To be done: From the very first line of the data to the line containing "fig = plt.figure(figsize=(W", retype everything exactly, leaving the pictures behind.

***** Data block

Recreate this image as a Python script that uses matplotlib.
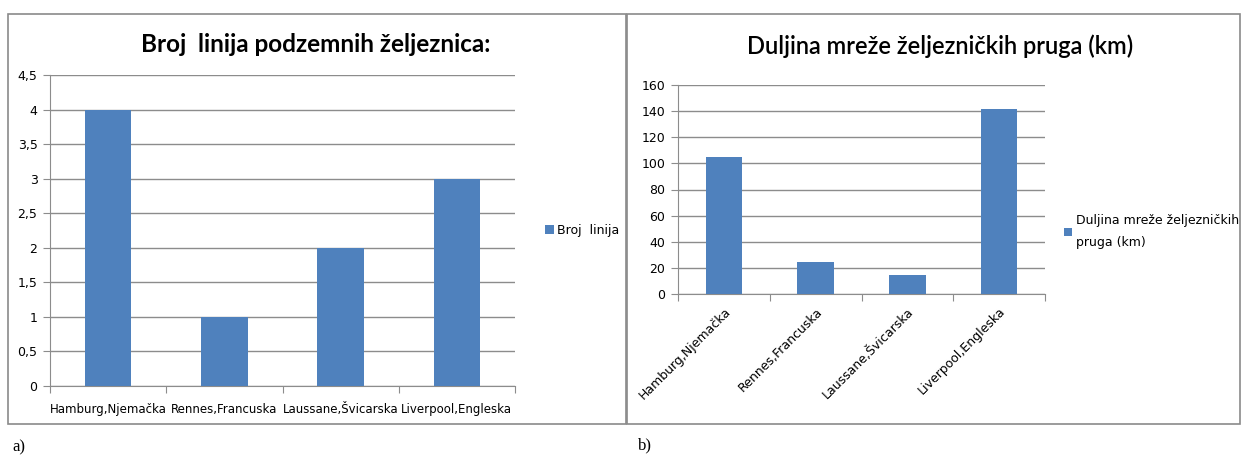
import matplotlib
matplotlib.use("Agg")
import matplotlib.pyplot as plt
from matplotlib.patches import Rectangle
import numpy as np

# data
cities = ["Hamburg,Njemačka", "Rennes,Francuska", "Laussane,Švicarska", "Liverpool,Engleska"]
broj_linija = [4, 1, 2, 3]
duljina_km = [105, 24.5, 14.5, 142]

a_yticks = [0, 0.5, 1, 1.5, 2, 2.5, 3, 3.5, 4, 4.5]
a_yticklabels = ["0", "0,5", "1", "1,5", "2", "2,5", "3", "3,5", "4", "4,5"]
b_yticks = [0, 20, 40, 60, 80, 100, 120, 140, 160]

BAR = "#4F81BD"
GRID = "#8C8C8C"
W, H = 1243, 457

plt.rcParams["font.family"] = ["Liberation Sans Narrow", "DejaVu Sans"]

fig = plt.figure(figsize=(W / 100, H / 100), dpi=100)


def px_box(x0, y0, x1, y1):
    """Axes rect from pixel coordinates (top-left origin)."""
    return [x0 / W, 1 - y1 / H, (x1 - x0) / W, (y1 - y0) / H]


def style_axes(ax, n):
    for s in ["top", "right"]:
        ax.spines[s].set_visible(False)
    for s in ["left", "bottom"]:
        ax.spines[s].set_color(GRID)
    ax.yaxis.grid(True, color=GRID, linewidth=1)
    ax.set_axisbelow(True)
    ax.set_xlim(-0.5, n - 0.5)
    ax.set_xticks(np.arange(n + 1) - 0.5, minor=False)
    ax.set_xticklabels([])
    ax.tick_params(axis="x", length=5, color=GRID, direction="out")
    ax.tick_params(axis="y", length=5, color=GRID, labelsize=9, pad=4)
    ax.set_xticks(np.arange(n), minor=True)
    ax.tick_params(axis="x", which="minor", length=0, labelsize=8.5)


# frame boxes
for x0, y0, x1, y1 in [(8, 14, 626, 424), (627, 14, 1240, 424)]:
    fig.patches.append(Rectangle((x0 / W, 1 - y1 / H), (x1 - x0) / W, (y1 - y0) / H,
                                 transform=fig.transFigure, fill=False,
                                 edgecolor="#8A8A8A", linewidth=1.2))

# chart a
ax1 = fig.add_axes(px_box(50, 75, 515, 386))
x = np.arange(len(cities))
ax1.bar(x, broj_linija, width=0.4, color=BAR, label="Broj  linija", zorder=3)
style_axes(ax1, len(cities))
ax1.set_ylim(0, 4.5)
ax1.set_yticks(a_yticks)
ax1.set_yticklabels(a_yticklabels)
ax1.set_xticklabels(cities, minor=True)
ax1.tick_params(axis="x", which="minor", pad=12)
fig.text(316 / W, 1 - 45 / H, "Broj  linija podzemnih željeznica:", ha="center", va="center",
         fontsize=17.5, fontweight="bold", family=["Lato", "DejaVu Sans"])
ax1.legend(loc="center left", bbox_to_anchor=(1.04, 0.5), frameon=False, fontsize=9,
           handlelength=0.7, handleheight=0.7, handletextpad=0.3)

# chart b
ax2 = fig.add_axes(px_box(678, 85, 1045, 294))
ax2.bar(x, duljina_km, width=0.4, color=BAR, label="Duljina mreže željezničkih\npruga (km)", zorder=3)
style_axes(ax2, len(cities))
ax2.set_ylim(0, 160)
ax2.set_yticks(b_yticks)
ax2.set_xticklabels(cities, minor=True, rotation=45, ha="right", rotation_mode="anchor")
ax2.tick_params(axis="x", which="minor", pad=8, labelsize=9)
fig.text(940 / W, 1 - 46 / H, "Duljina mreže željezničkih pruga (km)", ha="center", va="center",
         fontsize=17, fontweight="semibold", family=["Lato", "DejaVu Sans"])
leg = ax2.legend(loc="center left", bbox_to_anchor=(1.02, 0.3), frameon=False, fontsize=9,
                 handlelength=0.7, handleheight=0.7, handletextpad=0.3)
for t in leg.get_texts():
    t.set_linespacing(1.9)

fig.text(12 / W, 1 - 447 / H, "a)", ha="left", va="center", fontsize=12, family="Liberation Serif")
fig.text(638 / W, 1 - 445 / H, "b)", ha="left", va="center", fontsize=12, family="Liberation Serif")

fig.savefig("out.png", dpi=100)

**********

Task response:
Recreate this image as a Python script that uses matplotlib.
import matplotlib
matplotlib.use("Agg")
import matplotlib.pyplot as plt
from matplotlib.patches import Rectangle
import numpy as np

# data
cities = ["Hamburg,Njemačka", "Rennes,Francuska", "Laussane,Švicarska", "Liverpool,Engleska"]
broj_linija = [4, 1, 2, 3]
duljina_km = [105, 24.5, 14.5, 142]

a_yticks = [0, 0.5, 1, 1.5, 2, 2.5, 3, 3.5, 4, 4.5]
a_yticklabels = ["0", "0,5", "1", "1,5", "2", "2,5", "3", "3,5", "4", "4,5"]
b_yticks = [0, 20, 40, 60, 80, 100, 120, 140, 160]

BAR = "#4F81BD"
GRID = "#8C8C8C"
W, H = 1243, 457

plt.rcParams["font.family"] = ["Liberation Sans Narrow", "DejaVu Sans"]

fig = plt.figure(figsize=(W / 100, H / 100), dpi=100)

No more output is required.